### [Records shown]

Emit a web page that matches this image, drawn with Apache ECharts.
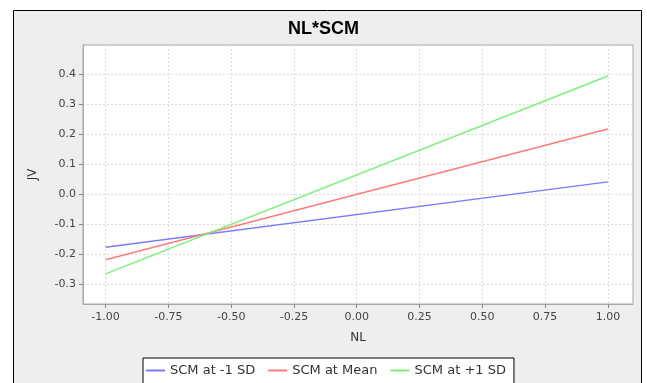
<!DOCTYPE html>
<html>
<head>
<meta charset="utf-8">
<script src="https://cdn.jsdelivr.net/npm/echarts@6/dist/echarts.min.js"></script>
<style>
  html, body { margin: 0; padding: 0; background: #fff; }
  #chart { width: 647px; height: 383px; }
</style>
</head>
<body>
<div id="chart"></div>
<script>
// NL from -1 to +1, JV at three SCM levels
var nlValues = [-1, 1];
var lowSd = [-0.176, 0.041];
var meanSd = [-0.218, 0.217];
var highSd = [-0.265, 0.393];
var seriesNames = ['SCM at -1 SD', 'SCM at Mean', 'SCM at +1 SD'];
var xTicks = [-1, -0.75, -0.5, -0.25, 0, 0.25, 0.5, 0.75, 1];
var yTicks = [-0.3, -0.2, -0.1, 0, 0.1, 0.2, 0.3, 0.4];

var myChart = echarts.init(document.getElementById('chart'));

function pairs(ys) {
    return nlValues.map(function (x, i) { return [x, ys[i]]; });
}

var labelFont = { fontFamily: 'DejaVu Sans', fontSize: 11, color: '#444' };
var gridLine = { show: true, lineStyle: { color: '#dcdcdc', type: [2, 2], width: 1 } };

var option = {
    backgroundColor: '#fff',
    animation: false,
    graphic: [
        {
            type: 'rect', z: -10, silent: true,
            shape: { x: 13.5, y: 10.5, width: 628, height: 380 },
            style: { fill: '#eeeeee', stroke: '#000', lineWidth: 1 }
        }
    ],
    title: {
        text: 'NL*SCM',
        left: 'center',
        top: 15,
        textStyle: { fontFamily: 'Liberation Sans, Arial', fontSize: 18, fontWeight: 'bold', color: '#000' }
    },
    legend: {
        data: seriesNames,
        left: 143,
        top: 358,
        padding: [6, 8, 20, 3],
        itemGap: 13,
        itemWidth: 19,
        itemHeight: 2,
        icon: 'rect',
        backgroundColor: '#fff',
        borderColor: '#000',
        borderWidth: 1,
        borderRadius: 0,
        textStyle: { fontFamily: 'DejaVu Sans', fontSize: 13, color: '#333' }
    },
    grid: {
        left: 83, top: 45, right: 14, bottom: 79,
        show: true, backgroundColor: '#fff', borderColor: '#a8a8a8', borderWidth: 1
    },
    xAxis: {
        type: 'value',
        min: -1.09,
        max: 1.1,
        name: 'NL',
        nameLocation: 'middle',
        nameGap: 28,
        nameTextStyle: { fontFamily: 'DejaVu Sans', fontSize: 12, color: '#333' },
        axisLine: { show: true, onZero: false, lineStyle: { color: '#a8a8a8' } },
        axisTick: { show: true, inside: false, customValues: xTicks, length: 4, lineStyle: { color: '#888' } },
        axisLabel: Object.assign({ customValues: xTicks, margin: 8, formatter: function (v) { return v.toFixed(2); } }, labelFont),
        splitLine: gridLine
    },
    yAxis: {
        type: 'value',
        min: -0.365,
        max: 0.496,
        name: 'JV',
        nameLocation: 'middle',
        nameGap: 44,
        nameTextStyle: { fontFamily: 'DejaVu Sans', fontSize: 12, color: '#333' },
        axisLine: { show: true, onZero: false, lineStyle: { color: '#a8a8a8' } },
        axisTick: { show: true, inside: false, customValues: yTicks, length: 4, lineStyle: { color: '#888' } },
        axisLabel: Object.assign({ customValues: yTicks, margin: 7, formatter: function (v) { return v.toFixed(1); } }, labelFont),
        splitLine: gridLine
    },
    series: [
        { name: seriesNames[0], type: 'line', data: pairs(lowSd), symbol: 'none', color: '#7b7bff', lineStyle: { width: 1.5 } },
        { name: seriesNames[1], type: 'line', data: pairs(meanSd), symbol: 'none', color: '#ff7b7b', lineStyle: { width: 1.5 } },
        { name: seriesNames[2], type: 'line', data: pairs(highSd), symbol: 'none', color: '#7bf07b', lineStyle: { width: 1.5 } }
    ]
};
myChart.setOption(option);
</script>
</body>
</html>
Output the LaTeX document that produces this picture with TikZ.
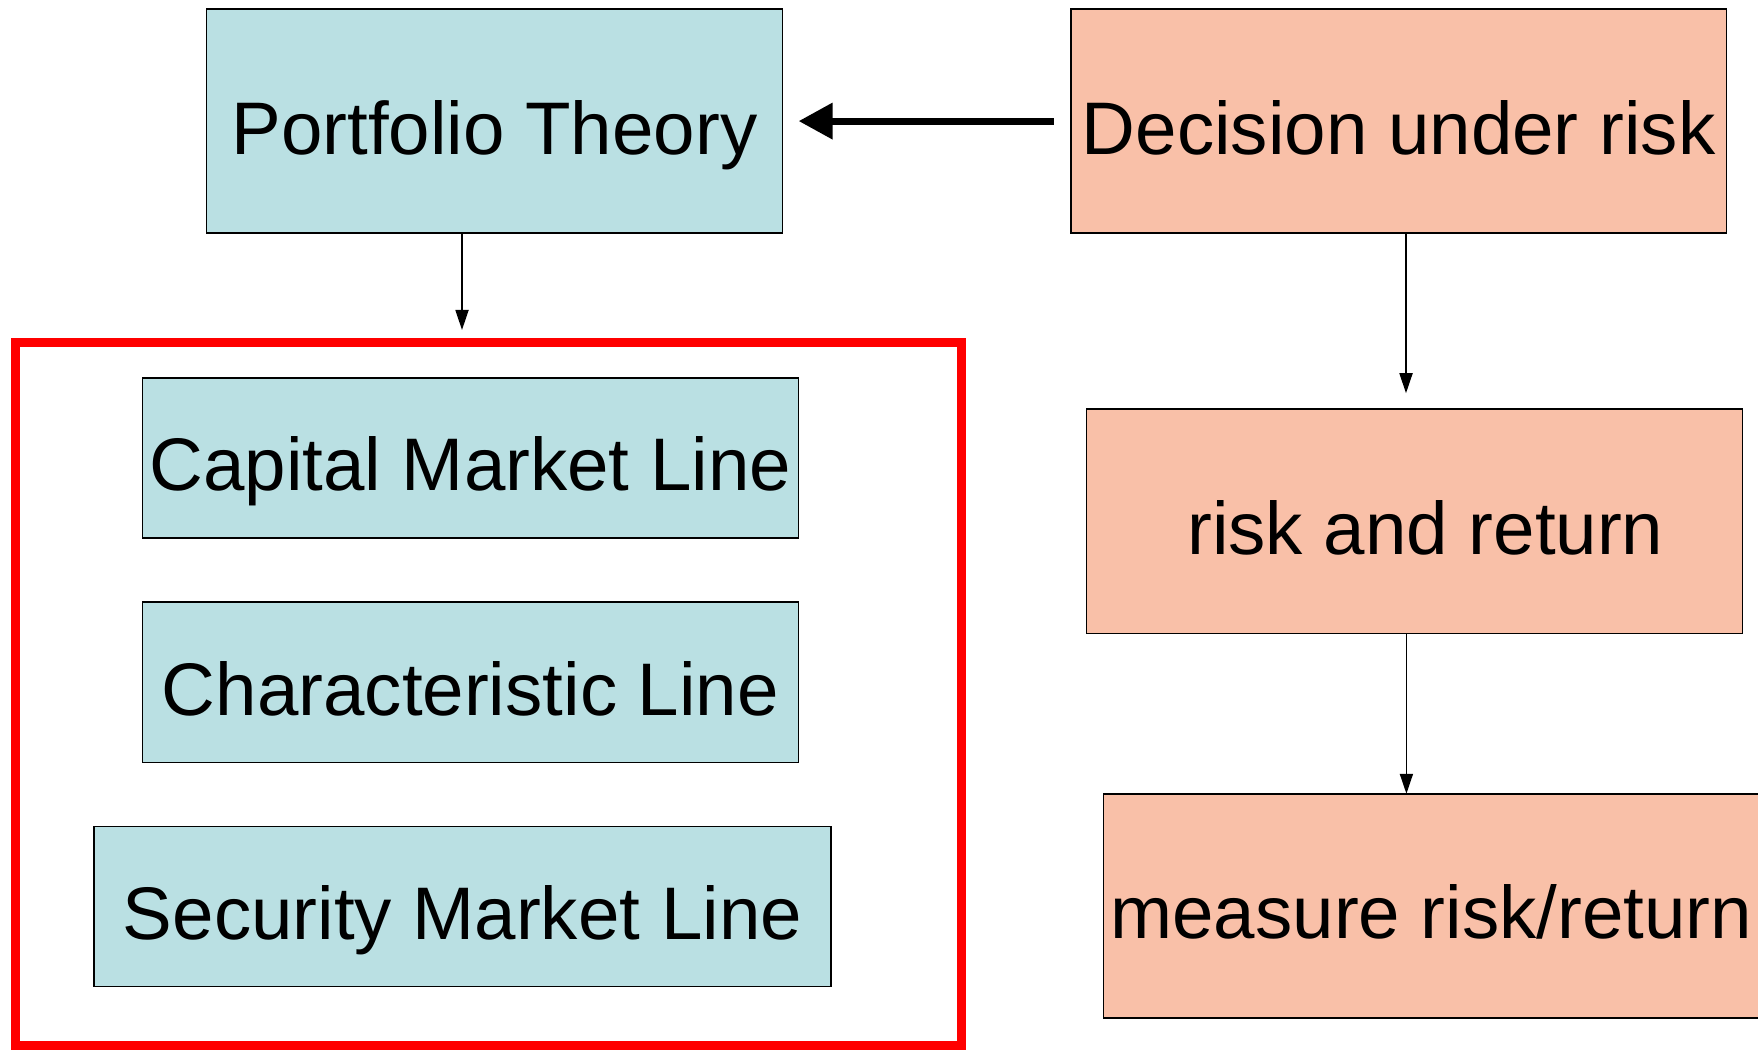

### [Task to carry out]
Skip the pictures and print each record exactly as it stands.

### [Exercise solution]
Emit a web page that matches this image, drawn with Apache ECharts.
<!DOCTYPE html>
<html>
<head>
<meta charset="utf-8">
<script src="https://cdn.jsdelivr.net/npm/echarts@6/dist/echarts.min.js"></script>
<style>
  html, body { margin: 0; padding: 0; background: #fff; }
  #chart { width: 647px; height: 383px; }
</style>
</head>
<body>
<div id="chart"></div>
<script>
// NL from -1 to +1, JV at three SCM levels
var nlValues = [-1, 1];
var lowSd = [-0.176, 0.041];
var meanSd = [-0.218, 0.217];
var highSd = [-0.265, 0.393];
var seriesNames = ['SCM at -1 SD', 'SCM at Mean', 'SCM at +1 SD'];
var xTicks = [-1, -0.75, -0.5, -0.25, 0, 0.25, 0.5, 0.75, 1];
var yTicks = [-0.3, -0.2, -0.1, 0, 0.1, 0.2, 0.3, 0.4];

var myChart = echarts.init(document.getElementById('chart'));

function pairs(ys) {
    return nlValues.map(function (x, i) { return [x, ys[i]]; });
}

var labelFont = { fontFamily: 'DejaVu Sans', fontSize: 11, color: '#444' };
var gridLine = { show: true, lineStyle: { color: '#dcdcdc', type: [2, 2], width: 1 } };

var option = {
    backgroundColor: '#fff',
    animation: false,
    graphic: [
        {
            type: 'rect', z: -10, silent: true,
            shape: { x: 13.5, y: 10.5, width: 628, height: 380 },
            style: { fill: '#eeeeee', stroke: '#000', lineWidth: 1 }
        }
    ],
    title: {
        text: 'NL*SCM',
        left: 'center',
        top: 15,
        textStyle: { fontFamily: 'Liberation Sans, Arial', fontSize: 18, fontWeight: 'bold', color: '#000' }
    },
    legend: {
        data: seriesNames,
        left: 143,
        top: 358,
        padding: [6, 8, 20, 3],
        itemGap: 13,
        itemWidth: 19,
        itemHeight: 2,
        icon: 'rect',
        backgroundColor: '#fff',
        borderColor: '#000',
        borderWidth: 1,
        borderRadius: 0,
        textStyle: { fontFamily: 'DejaVu Sans', fontSize: 13, color: '#333' }
    },
    grid: {
        left: 83, top: 45, right: 14, bottom: 79,
        show: true, backgroundColor: '#fff', borderColor: '#a8a8a8', borderWidth: 1
    },
    xAxis: {
        type: 'value',
        min: -1.09,
        max: 1.1,
        name: 'NL',
        nameLocation: 'middle',
        nameGap: 28,
        nameTextStyle: { fontFamily: 'DejaVu Sans', fontSize: 12, color: '#333' },
        axisLine: { show: true, onZero: false, lineStyle: { color: '#a8a8a8' } },
        axisTick: { show: true, inside: false, customValues: xTicks, length: 4, lineStyle: { color: '#888' } },
        axisLabel: Object.assign({ customValues: xTicks, margin: 8, formatter: function (v) { return v.toFixed(2); } }, labelFont),
        splitLine: gridLine
    },
    yAxis: {
        type: 'value',
        min: -0.365,
        max: 0.496,
        name: 'JV',
        nameLocation: 'middle',
        nameGap: 44,
        nameTextStyle: { fontFamily: 'DejaVu Sans', fontSize: 12, color: '#333' },
        axisLine: { show: true, onZero: false, lineStyle: { color: '#a8a8a8' } },
        axisTick: { show: true, inside: false, customValues: yTicks, length: 4, lineStyle: { color: '#888' } },
        axisLabel: Object.assign({ customValues: yTicks, margin: 7, formatter: function (v) { return v.toFixed(1); } }, labelFont),
        splitLine: gridLine
    },
    series: [
        { name: seriesNames[0], type: 'line', data: pairs(lowSd), symbol: 'none', color: '#7b7bff', lineStyle: { width: 1.5 } },
        { name: seriesNames[1], type: 'line', data: pairs(meanSd), symbol: 'none', color: '#ff7b7b', lineStyle: { width: 1.5 } },
        { name: seriesNames[2], type: 'line', data: pairs(highSd), symbol: 'none', color: '#7bf07b', lineStyle: { width: 1.5 } }
    ]
};
myChart.setOption(option);
</script>
</body>
</html>
Output the LaTeX document that produces this picture with TikZ.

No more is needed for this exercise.